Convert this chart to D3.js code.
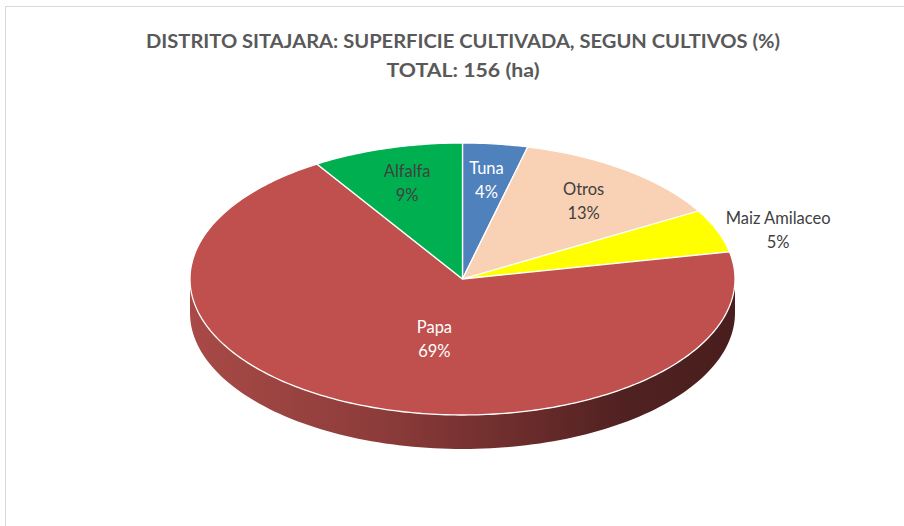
<!DOCTYPE html>
<html>
<head>
<meta charset="utf-8">
<script src="https://cdn.jsdelivr.net/npm/d3@7/dist/d3.min.js"></script>
<style>
  html, body { margin: 0; padding: 0; background: #ffffff; }
  svg { display: block; }
</style>
</head>
<body>
<svg id="chart" width="904" height="526"></svg>
<script>
// ---- Data ----
const titleLines = ["DISTRITO SITAJARA: SUPERFICIE CULTIVADA, SEGUN CULTIVOS (%)", "TOTAL: 156 (ha)"];
const categories = ["Tuna", "Otros", "Maiz Amilaceo", "Papa", "Alfalfa"];
const hectares   = [6, 20, 8, 108, 14];
const percentLabels = ["4%", "13%", "5%", "69%", "9%"];
const colors     = ["#4F81BD", "#F9D1B4", "#FFFF00", "#C0504D", "#00B050"];
const labelColors = ["#ffffff", "#404040", "#404040", "#ffffff", "#404040"];

// ---- Layout ----
const W = 904, H = 526;
const cx = 462.5, cy = 279, rx = 272.5, ry = 136, depth = 34;

const svg = d3.select("#chart");

// border
svg.append("rect")
  .attr("x", 5.5).attr("y", 6.5)
  .attr("width", W + 10).attr("height", H + 10)
  .attr("fill", "#ffffff")
  .attr("stroke", "#d9d9d9").attr("stroke-width", 1);

// title
const title = svg.append("g")
  .attr("font-family", "Lato, 'Open Sans', sans-serif")
  .attr("font-weight", "bold")
  .attr("font-size", 18)
  .attr("fill", "#595959")
  .attr("text-anchor", "middle");
const titleWidths = [634, 153];
titleLines.forEach((t, i) => {
  title.append("text")
    .attr("x", 463).attr("y", 48 + i * 29)
    .attr("textLength", titleWidths[i])
    .attr("lengthAdjust", "spacingAndGlyphs")
    .text(t);
});

// pie layout
const pie = d3.pie().sort(null).value(d => d)
  .startAngle(0).endAngle(2 * Math.PI);
const arcs = pie(hectares);

// scales mapping unit circle to the ellipse
const xs = d3.scaleLinear().domain([-1, 1]).range([cx - rx, cx + rx]);
const ys = d3.scaleLinear().domain([-1, 1]).range([cy - ry, cy + ry]);
const px = a => xs(Math.sin(a));
const py = a => ys(-Math.cos(a));

// gradient for side
const defs = svg.append("defs");
const grad = defs.append("linearGradient")
  .attr("id", "sideGrad")
  .attr("gradientUnits", "userSpaceOnUse")
  .attr("x1", cx - rx).attr("x2", cx + rx).attr("y1", 0).attr("y2", 0);
[[0, "#A84A47"], [0.35, "#8C3C3A"], [0.6, "#6C2D2C"], [0.8, "#502121"], [1, "#4A1E1E"]]
  .forEach(([o, c]) => grad.append("stop").attr("offset", o).attr("stop-color", c));

// side walls (front half only: angles pi/2 .. 3pi/2)
const line = d3.line().x(d => d[0]).y(d => d[1]);
arcs.forEach((d, i) => {
  const a0 = Math.max(d.startAngle, Math.PI / 2);
  const a1 = Math.min(d.endAngle, 3 * Math.PI / 2);
  if (a1 <= a0) return;
  const n = 120;
  const angles = d3.range(n + 1).map(k => a0 + (a1 - a0) * k / n);
  const top = angles.map(a => [px(a), py(a)]);
  const bottom = angles.slice().reverse().map(a => [px(a), py(a) + depth]);
  const pts = top.concat(bottom);
  svg.append("path")
    .attr("d", line(pts) + "Z")
    .attr("fill", i === 3 ? "url(#sideGrad)" : d3.color(colors[i]).darker(1.2));
});

// top faces
arcs.forEach((d, i) => {
  const n = Math.max(8, Math.ceil((d.endAngle - d.startAngle) * 60));
  const angles = d3.range(n + 1).map(k => d.startAngle + (d.endAngle - d.startAngle) * k / n);
  const pts = [[cx, cy]].concat(angles.map(a => [px(a), py(a)]));
  svg.append("path")
    .attr("d", line(pts) + "Z")
    .attr("fill", colors[i])
    .attr("stroke", "#ffffff")
    .attr("stroke-width", 1.3)
    .attr("stroke-linejoin", "round");
});

// labels
const labelR = [0.73, 0.74, 1.18, 0.45, 0.73];
const labelShift = [[0, 0], [0, 2], [15, 8], [20, 4], [0, -1]];
const lg = svg.append("g")
  .attr("font-family", "Lato, 'Open Sans', sans-serif")
  .attr("font-size", 16.5)
  .attr("text-anchor", "middle");
arcs.forEach((d, i) => {
  const mid = (d.startAngle + d.endAngle) / 2;
  const x = xs(Math.sin(mid) * labelR[i]) + labelShift[i][0];
  const y = ys(-Math.cos(mid) * labelR[i]) + labelShift[i][1];
  const t = lg.append("text").attr("fill", labelColors[i]);
  t.append("tspan").attr("x", x).attr("y", y - 6).text(categories[i]);
  t.append("tspan").attr("x", x).attr("y", y + 18).text(percentLabels[i]);
});
</script>
</body>
</html>
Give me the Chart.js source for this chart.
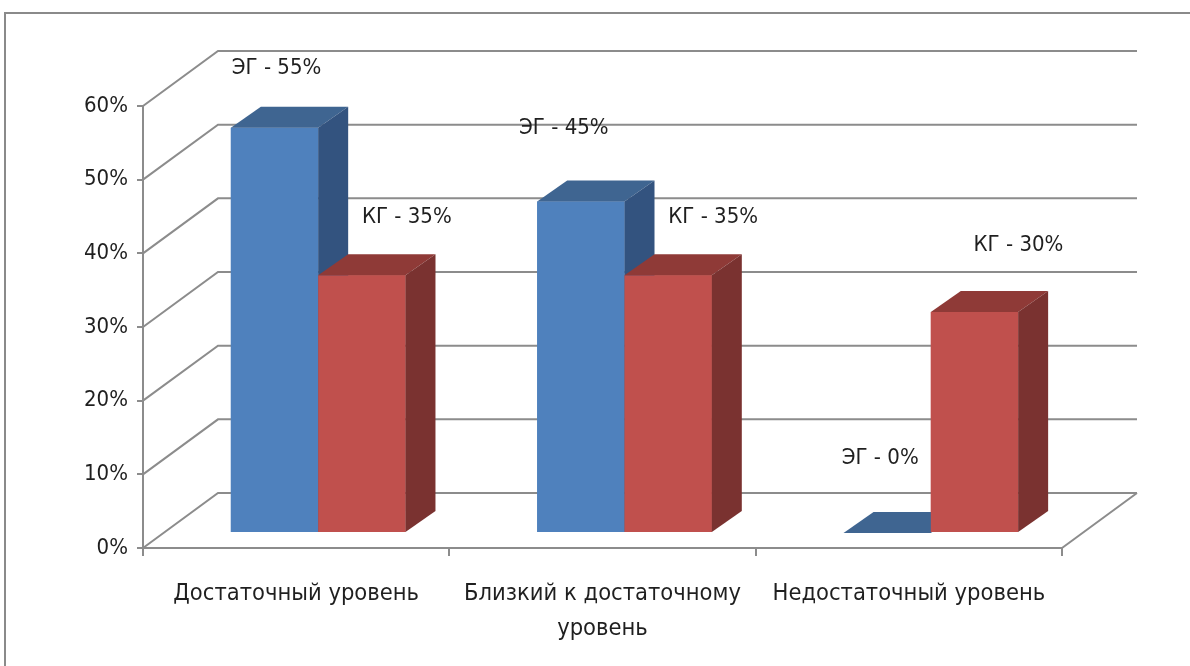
<!DOCTYPE html>
<html>
<head>
<meta charset="utf-8">
<script src="https://cdn.jsdelivr.net/npm/chart.js@4/dist/chart.umd.min.js"></script>
<style>
  html, body { margin: 0; padding: 0; background: #ffffff; }
  #wrap { width: 1190px; height: 666px; }
</style>
</head>
<body>
<div id="wrap"><canvas id="c" width="1190" height="666"></canvas></div>
<script>
// ---- data ----
const categories = ['Достаточный уровень', ['Близкий к достаточному', 'уровень'], 'Недостаточный уровень'];
const seriesNames = ['ЭГ', 'КГ'];
const egValues = [55, 45, 0];
const kgValues = [35, 35, 30];
const yMin = 0, yMax = 60, yStep = 10;

// ---- style ----
const FONT = '"DejaVu Sans Condensed", "DejaVu Sans", sans-serif';
const TEXT = '#1f1f1f';
const GRID = '#8c8c8c';
const depth = { wall: { dx: 75, dy: -55 }, front: { dx: 22, dy: -15 }, bar: { dx: 30, dy: -21 } };
const faces = [
  { front: '#4F81BD', top: '#3F6591', side: '#33537F' },
  { front: '#C0504D', top: '#8F3A37', side: '#7A3230' }
];
const labelNudge = [
  [[2, -60], [-17, -73], [-7, -75]],
  [[45, -58], [45, -58], [44, -67]]
];

const bar3d = {
  id: 'bar3d',
  beforeDraw(chart) {
    const ctx = chart.ctx;
    ctx.save();
    ctx.fillStyle = '#ffffff';
    ctx.fillRect(0, 0, chart.width, chart.height);
    ctx.strokeStyle = '#8a8a8a';
    ctx.lineWidth = 2;
    ctx.beginPath();
    ctx.moveTo(5, chart.height);
    ctx.lineTo(5, 13);
    ctx.lineTo(chart.width, 13);
    ctx.stroke();
    ctx.restore();
  },
  beforeDatasetsDraw(chart) {
    const ctx = chart.ctx, a = chart.chartArea, ys = chart.scales.y;
    const w = depth.wall;
    ctx.save();
    ctx.strokeStyle = GRID;
    ctx.lineWidth = 2;
    ctx.beginPath();
    for (let v = yMin; v <= yMax; v += yStep) {
      const yf = ys.getPixelForValue(v);
      ctx.moveTo(a.left, yf);
      ctx.lineTo(a.left + w.dx, yf + w.dy);
      ctx.lineTo(a.right + w.dx, yf + w.dy);
    }
    const y0 = ys.getPixelForValue(yMin);
    ctx.moveTo(a.right, y0);
    ctx.lineTo(a.right + w.dx, y0 + w.dy);
    ctx.stroke();
    ctx.restore();
    ctx.save();
    ctx.translate(depth.front.dx, depth.front.dy);
  },
  afterDatasetsDraw(chart) {
    const ctx = chart.ctx, b = depth.bar;
    // draw every bar again in painter's order: front face, top face, side face
    const n = chart.data.labels.length;
    for (let i = 0; i < n; i++) {
      chart.data.datasets.forEach((ds, di) => {
        const el = chart.getDatasetMeta(di).data[i];
        const f = faces[di];
        const p = el.getProps(['x', 'y', 'base', 'width'], true);
        const l = p.x - p.width / 2, r = p.x + p.width / 2, t = Math.min(p.y, p.base), bs = p.base;
        el.draw(ctx);
        ctx.fillStyle = f.top;
        ctx.beginPath();
        ctx.moveTo(l, t); ctx.lineTo(l + b.dx, t + b.dy); ctx.lineTo(r + b.dx, t + b.dy); ctx.lineTo(r, t);
        ctx.closePath(); ctx.fill();
        if (bs - t > 0.5) {
          ctx.fillStyle = f.side;
          ctx.beginPath();
          ctx.moveTo(r, t); ctx.lineTo(r + b.dx, t + b.dy); ctx.lineTo(r + b.dx, bs + b.dy); ctx.lineTo(r, bs);
          ctx.closePath(); ctx.fill();
        }
      });
    }
    ctx.restore();
    ctx.save();
    ctx.font = '22px ' + FONT;
    ctx.fillStyle = TEXT;
    ctx.textAlign = 'center';
    ctx.textBaseline = 'middle';
    chart.data.datasets.forEach((ds, di) => {
      const meta = chart.getDatasetMeta(di);
      meta.data.forEach((el, i) => {
        const p = el.getProps(['x', 'y'], true);
        const nd = labelNudge[di][i];
        ctx.fillText(seriesNames[di] + ' - ' + ds.data[i] + '%', p.x + depth.front.dx + nd[0], p.y + depth.front.dy + nd[1]);
      });
    });
    ctx.restore();
  }
};

new Chart(document.getElementById('c'), {
  type: 'bar',
  data: {
    labels: categories,
    datasets: [
      { label: seriesNames[0], data: egValues, backgroundColor: faces[0].front, borderWidth: 0, clip: false, inflateAmount: 0 },
      { label: seriesNames[1], data: kgValues, backgroundColor: faces[1].front, borderWidth: 0, clip: false, inflateAmount: 0 }
    ]
  },
  options: {
    responsive: false,
    animation: false,
    devicePixelRatio: 1,
    layout: { padding: { left: 0, right: 128, top: 106, bottom: 0 } },
    datasets: { bar: { categoryPercentage: 0.57, barPercentage: 1.0 } },
    plugins: { legend: { display: false }, tooltip: { enabled: false } },
    scales: {
      x: {
        grid: { drawOnChartArea: false, drawTicks: true, tickLength: 8, color: GRID, lineWidth: 2, offset: true },
        border: { display: true, color: GRID, width: 2 },
        ticks: { color: TEXT, font: { family: FONT, size: 23.5, lineHeight: 1.5 }, padding: 20, maxRotation: 0, autoSkip: false },
        afterFit: s => { s.height = 118; }
      },
      y: {
        min: yMin, max: yMax,
        grid: { drawOnChartArea: false, drawTicks: true, tickLength: 6, color: GRID, lineWidth: 2 },
        border: { display: true, color: GRID, width: 2 },
        ticks: { stepSize: yStep, color: TEXT, font: { family: FONT, size: 22 }, padding: 9, callback: v => v + '%' },
        afterFit: s => { s.width = 143; }
      }
    }
  },
  plugins: [bar3d]
});
</script>
</body>
</html>
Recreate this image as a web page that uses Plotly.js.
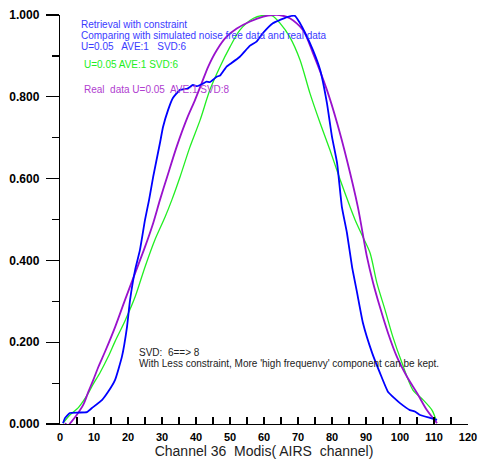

Objective: Leave the pictures out, and transcribe exactly the lines above starting at the one that contains "Give me the Chart.js source for this chart." and ending at the one that contains "const yMin = 0, yMax = 60, yStep = 10;".

Exercise result:
Give me the Chart.js source for this chart.
<!DOCTYPE html>
<html>
<head>
<meta charset="utf-8">
<script src="https://cdn.jsdelivr.net/npm/chart.js@4/dist/chart.umd.min.js"></script>
<style>
  html, body { margin: 0; padding: 0; background: #ffffff; }
  #wrap { width: 1190px; height: 666px; }
</style>
</head>
<body>
<div id="wrap"><canvas id="c" width="1190" height="666"></canvas></div>
<script>
// ---- data ----
const categories = ['Достаточный уровень', ['Близкий к достаточному', 'уровень'], 'Недостаточный уровень'];
const seriesNames = ['ЭГ', 'КГ'];
const egValues = [55, 45, 0];
const kgValues = [35, 35, 30];
const yMin = 0, yMax = 60, yStep = 10;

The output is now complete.